Non è, quindi, un anti-europeista alla Grillo o un “complottista” alla Barnard, per capirci.
“L’idea dei tedeschi – continua Guzzini su Micromega – è di creare un fondo che acquisti il debito pubblico di ogni paese che ecceda il 60% del PIL dello stesso. Secondo i piani, il fondo dovrebbe avere una garanzia congiunta di tutti i paesi dell’Eurozona e dovrebbe finanziarsi emettendo titoli di debito sul mercato. (…) Il fondo andrebbe ammortizzato in 20 anni, quindi ogni anno ogni paese si dovrebbe impegnare a versare gli interessi (che rimarrebbero ugualmente elevati, non è previsto infatti una rimodulazione degli stessi essendo i titoli già emessi sul mercato) ed una quota del debito stesso.
Facendo l’esempio dell’Italia quindi, il fondo acquisterebbe un ammontare di debito pubblico pari a circa il 65% del PIL (quindi circa 1000 miliardi): ogni anno l’Italia dovrebbe versare al fondo quindi circa 50 miliardi come rimborso del capitale ed altri 40 circa a titolo di interesse; in pratica al fondo andrebbe versato ogni anno quasi il 6% del PIL. Da notare che all’Italia poi rimarrebbe sempre in carico il 60% del proprio debito (sempre in rapporto al PIL): questo debito diventerebbe di fatto subordinato al primo ed è quindi evidente che i tassi di interesse sui nuovi titoli emessi salirebbero invece di scendere! È probabile quindi che per servire il debito che rimarrebbe in carico direttamente al paese l’Italia dovrebbe, con tutta probabilità, spendere circa un altro 3-4% del proprio PIL. In totale quindi il 10% del PIL italiano dovrebbe, per 20 anni, andare al servizio (e all’estinzione) del debito: chiunque abbia la minima nozione di Macroeconomia e di Fiscalità pubblica può capire come sia del tutto assurdo che ciò possa essere realizzabile!”

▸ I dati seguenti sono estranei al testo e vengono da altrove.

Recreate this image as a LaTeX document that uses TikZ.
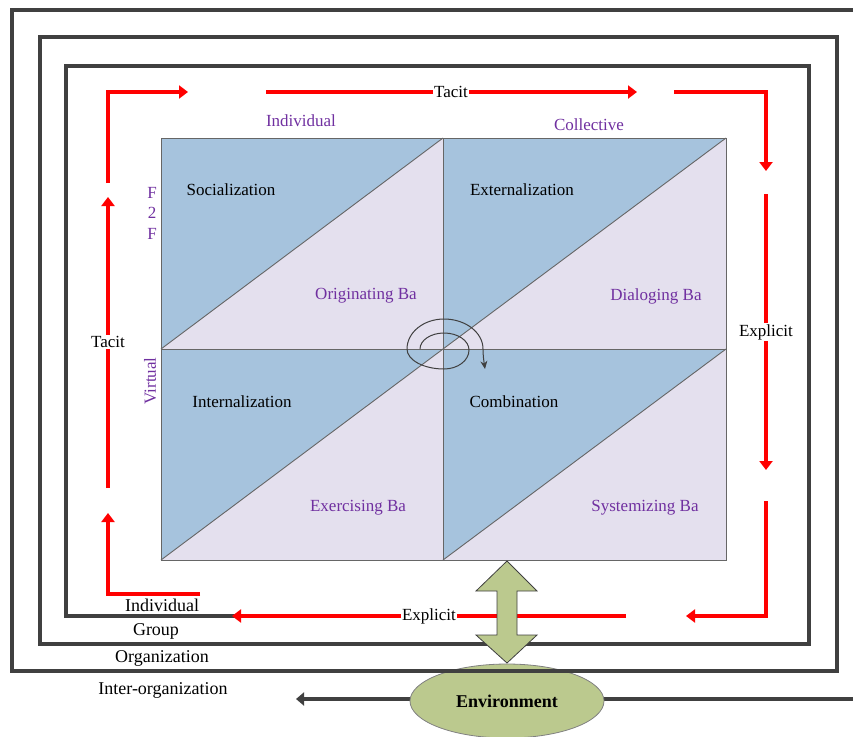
\documentclass[tikz,border=0pt]{standalone}
\usepackage{fontspec}
\setmainfont{Liberation Serif}
\usetikzlibrary{arrows.meta,shapes.geometric}
\definecolor{framegray}{HTML}{404040}
\definecolor{bapurple}{HTML}{7030A0}
\definecolor{quadblue}{HTML}{A6C3DD}
\definecolor{quadlav}{HTML}{E4E0EE}
\definecolor{envgreen}{HTML}{BBC98E}
\tikzset{
  flowline/.style={draw=red, line width=3.5pt, line join=miter},
  flow/.style={flowline, -{Triangle[length=9pt,width=13pt]}},
  levelframe/.style={draw=framegray, line width=3.5pt, line join=miter},
  flowlabel/.style={fill=white, inner sep=1.5pt, font=\fontsize{17}{20}\selectfont},
  modelabel/.style={font=\fontsize{17}{20}\selectfont, text=black},
  balabel/.style={font=\fontsize{17}{20}\selectfont, text=bapurple},
  levellabel/.style={font=\fontsize{18}{21}\selectfont, text=black},
  cell/.style={draw=framegray!80, line width=0.9pt},
}
\newcommand{\kquad}[4]{%
  \fill[quadlav] (#1,#2) rectangle (#3,#4);
  \fill[quadblue] (#1,#2) -- (#3,#2) -- (#1,#4) -- cycle;
  \draw[cell] (#1,#4) -- (#3,#2);
  \draw[cell] (#1,#2) rectangle (#3,#4);
}
\begin{document}
\begin{tikzpicture}[x=1pt, y=-1pt]
\useasboundingbox (0,0) rectangle (853,736);

% ---- the four knowledge-conversion quadrants
\kquad{161}{138}{443}{349}
\kquad{443}{138}{726}{349}
\kquad{161}{349}{443}{560}
\kquad{443}{349}{726}{560}

% ---- spiral at the centre of the grid
\draw[framegray, line width=1pt, -{Stealth[length=8pt,width=7pt]}]
  (420,349) .. controls (420,340.2) and (430.8,333) .. (444,333)
  .. controls (457.8,333) and (469,340.6) .. (469,350)
  .. controls (469,360.5) and (457.8,369) .. (444,369)
  .. controls (423.6,369) and (407,360) .. (407,349)
  .. controls (407,332.4) and (423.6,319) .. (444,319)
  .. controls (465.5,319) and (483,332.4) .. (483,349)
  .. controls (483,356) and (484,362) .. (485,369);

% ---- quadrant texts
\node[modelabel] (soc) at (231,190) {Socialization};
\node[modelabel] (ext) at (522,190) {Externalization};
\node[modelabel] (int) at (242,402) {Internalization};
\node[modelabel] (com) at (514,402) {Combination};
\node[balabel] (oba) at (366,296) {Originating Ba};
\node[balabel] (dba) at (656,296) {Dialoging Ba};
\node[balabel] (eba) at (358,508) {Exercising Ba};
\node[balabel] (sba) at (645,508) {Systemizing Ba};
\node[balabel] (indiv) at (301,121) {Individual};
\node[balabel] (coll) at (589,125) {Collective};
\node[balabel, align=center, font=\fontsize{17}{20.5}\selectfont] (f2f) at (152,213) {F\\2\\F};
\node[balabel, rotate=90] (virt) at (150,381) {Virtual};

% ---- line from the environment
\coordinate (envR) at (853,699);
\coordinate (envL) at (296,699);
\draw[framegray, line width=3.5pt, -{Triangle[length=8pt,width=13pt]}] (envR) -- (envL);
\node[ellipse, draw=gray, line width=0.8pt, fill=envgreen, minimum width=194pt,
      minimum height=74pt, inner sep=0pt, font=\fontsize{18}{21}\selectfont\bfseries]
      (env) at (507,701) {Environment};

% ---- nested levels, drawn as one spiral
\coordinate (s0) at (853,10);
\coordinate (s1) at (12,10);
\coordinate (s2) at (12,671);
\coordinate (s3) at (837,671);
\coordinate (s4) at (837,37);
\coordinate (s5) at (40,37);
\coordinate (s6) at (40,644);
\coordinate (s7) at (809,644);
\coordinate (s8) at (809,66);
\coordinate (s9) at (66,66);
\coordinate (s10) at (66,616);
\coordinate (s11) at (238,616);
\draw[levelframe] (s0) -- (s1) -- (s2) -- (s3) -- (s4) -- (s5) -- (s6)
  -- (s7) -- (s8) -- (s9) -- (s10) -- (s11);

\node[levellabel] (lvInd) at (162,605) {Individual};
\node[levellabel] (lvGrp) at (156,631) {Group};
\node[levellabel] (lvOrg) at (162,658) {Organization};
\node[levellabel] (lvInter) at (163,690) {Inter-organization};

% ---- red knowledge flows
\coordinate (a1) at (108,183);
\coordinate (a2) at (108,92);
\coordinate (a3) at (188,92);
\draw[flow] (a1) -- (a2) -- (a3);

\coordinate (b1) at (266,92);
\coordinate (b2) at (637,92);
\draw[flow] (b1) -- (b2);
\node[flowlabel] (tacitTop) at (451,92) {Tacit};

\coordinate (c1) at (674,92);
\coordinate (c2) at (766,92);
\coordinate (c3) at (766,171);
\draw[flow] (c1) -- (c2) -- (c3);

\coordinate (d1) at (766,194);
\coordinate (d2) at (766,470);
\draw[flow] (d1) -- (d2);
\node[flowlabel] (explRight) at (766,332) {Explicit};

\coordinate (e1) at (766,501);
\coordinate (e2) at (766,616);
\coordinate (e3) at (686,616);
\draw[flow] (e1) -- (e2) -- (e3);

\coordinate (f1) at (626,616);
\coordinate (f2) at (232,616);
\draw[flow] (f1) -- (f2);
\node[flowlabel] (explBot) at (429,616) {Explicit};

\coordinate (g1) at (200,594);
\coordinate (g2) at (108,594);
\coordinate (g3) at (108,513);
\draw[flow] (g1) -- (g2) -- (g3);

\coordinate (h1) at (108,488);
\coordinate (h2) at (108,197);
\draw[flow] (h1) -- (h2);
\node[flowlabel] (tacitLeft) at (108,342) {Tacit};

% ---- double arrow between the grid and the environment
\filldraw[fill=envgreen, draw=framegray, line width=0.8pt, line join=miter]
  (507,561) -- (537,591) -- (517,591) -- (517,635) -- (537,635) -- (507,663)
  -- (476,635) -- (497,635) -- (497,591) -- (476,591) -- cycle;

\end{tikzpicture}
\end{document}
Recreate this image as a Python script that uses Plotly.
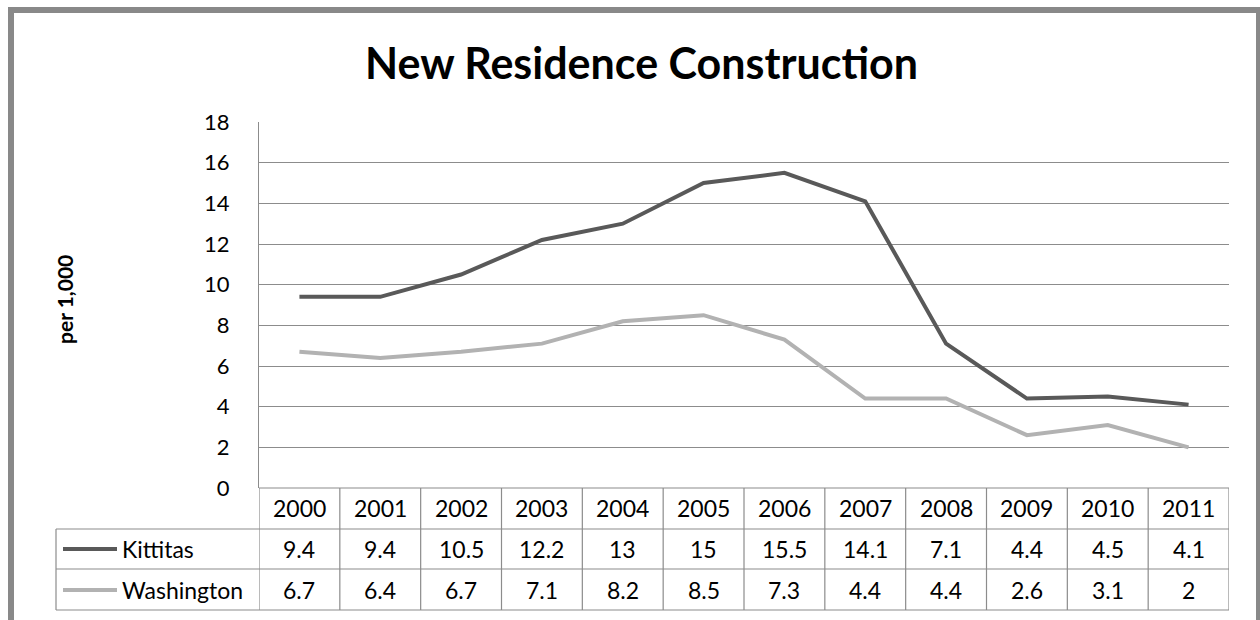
import plotly.graph_objects as go

years = ["2000", "2001", "2002", "2003", "2004", "2005", "2006", "2007", "2008", "2009", "2010", "2011"]
kittitas = [9.4, 9.4, 10.5, 12.2, 13, 15, 15.5, 14.1, 7.1, 4.4, 4.5, 4.1]
washington = [6.7, 6.4, 6.7, 7.1, 8.2, 8.5, 7.3, 4.4, 4.4, 2.6, 3.1, 2]
series_names = ["Kittitas", "Washington"]
series_colors = ["#595959", "#b2b2b2"]
y_ticks = [0, 2, 4, 6, 8, 10, 12, 14, 16, 18]

W, H = 1260, 620
L, R, T, B = 259, 31, 122, 132
pw, ph = W - L - R, H - T - B

def px(x):
    return (x - L) / pw

def py(y):
    return (H - B - y) / ph

FONT = "Lato"
GRID = "#8c8c8c"
TS = 23
xs = list(range(len(years)))

fig = go.Figure()
for name, vals, col in zip(series_names, [kittitas, washington], series_colors):
    fig.add_trace(go.Scatter(x=xs, y=vals, mode="lines", name=name,
                             line=dict(color=col, width=4), showlegend=False))

shapes = []
shapes.append(dict(type="rect", xref="paper", yref="paper",
                   x0=px(11), x1=px(1259), y0=py(10), y1=py(660),
                   line=dict(color="#898989", width=6), layer="below"))
row_y = [py(488), py(529), py(569), py(610)]
shapes.append(dict(type="line", xref="x", yref="paper", x0=-0.5, x1=len(years) - 0.5,
                   y0=row_y[0], y1=row_y[0], line=dict(color=GRID, width=1.2)))
for yy in row_y[1:]:
    shapes.append(dict(type="line", xref="paper", yref="paper", x0=px(56), x1=1,
                       y0=yy, y1=yy, line=dict(color=GRID, width=1.2)))
for i in range(len(years) + 1):
    shapes.append(dict(type="line", xref="x", yref="paper", x0=i - 0.5, x1=i - 0.5,
                       y0=row_y[0], y1=row_y[3], line=dict(color=GRID, width=1.2)))
shapes.append(dict(type="line", xref="paper", yref="paper", x0=px(56), x1=px(56),
                   y0=row_y[1], y1=row_y[3], line=dict(color=GRID, width=1.2)))

annotations = []
row_centers = [py(508), py(549), py(590)]

def txt(x, y, text, xref="x", xanchor="center", size=TS, angle=0):
    return dict(x=x, y=y, xref=xref, yref="paper", text=text, showarrow=False,
                xanchor=xanchor, yanchor="middle", textangle=angle,
                font=dict(size=size, color="#000000", family=FONT))

for i, yr in enumerate(years):
    annotations.append(txt(i, row_centers[0], yr))
for r, vals in enumerate([kittitas, washington]):
    for i, v in enumerate(vals):
        annotations.append(txt(i, row_centers[r + 1], f"{v:g}"))
    shapes.append(dict(type="line", xref="paper", yref="paper", x0=px(63), x1=px(117),
                       y0=row_centers[r + 1], y1=row_centers[r + 1],
                       line=dict(color=series_colors[r], width=4)))
    annotations.append(txt(px(120), row_centers[r + 1], series_names[r], xref="paper",
                           xanchor="left"))

annotations.append(txt(px(64), py(300), "<b>per 1,000</b>", xref="paper", size=21, angle=-90))
annotations.append(txt(px(641), py(62), "<b>New Residence Construction</b>", xref="paper", size=43))

fig.update_layout(
    width=W, height=H,
    margin=dict(l=L, r=R, t=T, b=B, pad=0),
    paper_bgcolor="#ffffff", plot_bgcolor="#ffffff",
    shapes=shapes, annotations=annotations,
    xaxis=dict(range=[-0.5, len(years) - 0.5], showticklabels=False, showgrid=False,
               zeroline=False, showline=False, ticks="", automargin=False),
    yaxis=dict(range=[0, 18], tickvals=y_ticks, showgrid=True, gridcolor=GRID, gridwidth=1.2,
               zeroline=False, showline=True, linecolor=GRID, linewidth=1.2,
               ticks="", ticklabelstandoff=24, automargin=False,
               tickfont=dict(size=22, color="#000000", family=FONT)),
)

fig.write_html("out.html", config={"displayModeBar": False},
               post_script="document.body.style.margin='0';document.body.style.padding='0';")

50 miliardi all’anno fa, less or more, circa 1.000 euro a testa all’anno, compressi vecchi in punto di morte e neonati.
Gli esperti, o presunti tali, che compongono il gruppo di lavoro sul Debt Redemption Fund sono undici: qui trovate tutti i nomi. Su cui spicca un nome in particolare, perché esaustivo del sistema alla base del DRF: parliamo di Beatrice Weder di Mauro, tecnocrate con un passato lavorativo prima al Fondo Monetario Internazionale poi alla Banca Mondiale. Oggi la signora siede nel board della ThyssenKrupp, l’azienda tedesca condannata al risarcimento danni per il rogo di Torino e la morte di 7 operai, ed nel board di Hoffman-La Roche, l’azienda svizzera accusata, insieme a Novartis, di disastro doloso per aver fatto “cartello” sui farmaci.
Ora, la domanda è questa: possono siffatti “esperti” decidere, senza condizionamenti, del destino di un’Europa intera?
La risposta la avremo a breve. E ci sarà poco da stare allegri.